Dec 2, 2013 by Rebecca Sullivan
Input subsidy programs—a mainstay of 1960s and 1970s international donor agendas—have regained favor in Africa south of the Sahara in recent years. Although 10 African countries spent more than $1 billion on these programs in 2011 alone, little information exists on the impacts the programs are having on households and communities.
In a synthesis article appearing in a special issue of Agricultural Economics, authors T.S. Jayne of the Department of Agricultural, Food, and Resource Economics at Michigan State University and Shahidur Rashid, Senior Research Fellow at IFPRI, review micro-level research on input subsidy programs since the mid-2000s.
They conclude that while the welfare effects of these subsidies are nebulous, the programs may be here to stay. Opponents of the programs say they do not effectively target and reach smallholders, have high operating costs, and are susceptible to corruption. But many politicians defend the programs because they are a highly visible means of showing support to constituents and they are a quick way to improve crop production—so politicians can reap the rewards of these policies while still in office, as opposed to investing in programs with longer-term benefits.
Given that these subsidies are not likely to be eliminated any time soon, Jayne and Rashid looked into designing “smarter” subsidies, assessing various factors such as who receive them, the impacts of the subsidies on country-wide fertilizer usage, the effects of fertilizer usage on crop production, and how subsidies affect food prices and poverty rates.

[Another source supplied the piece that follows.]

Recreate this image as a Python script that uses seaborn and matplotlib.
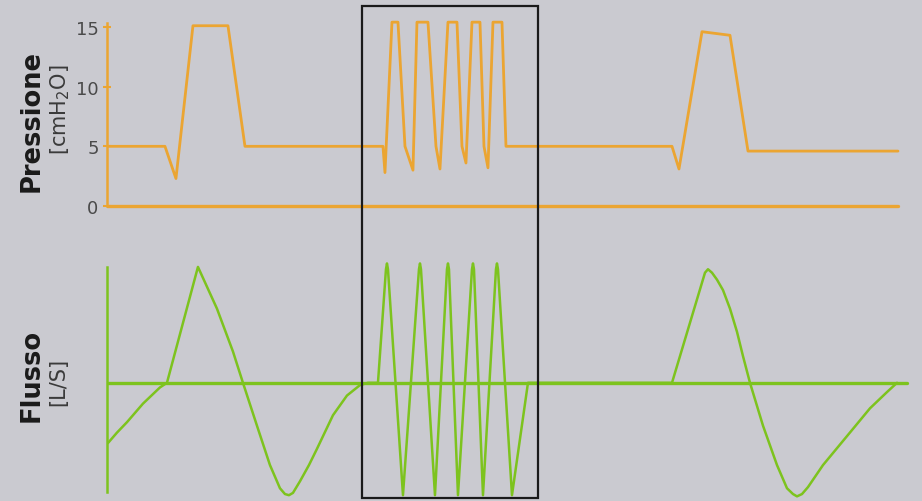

They found that governments can ensure that subsidy programs better achieve their aims, and become “smarter,” by:
- Targeting subsidies to households that would not otherwise buy fertilizer;
- Encouraging private-sector involvement;
- Reducing fertilizer prices by addressing issues in the supply chain;
- Supporting output markets;
- Promoting training and educational programs for farmers on fertilizer usage.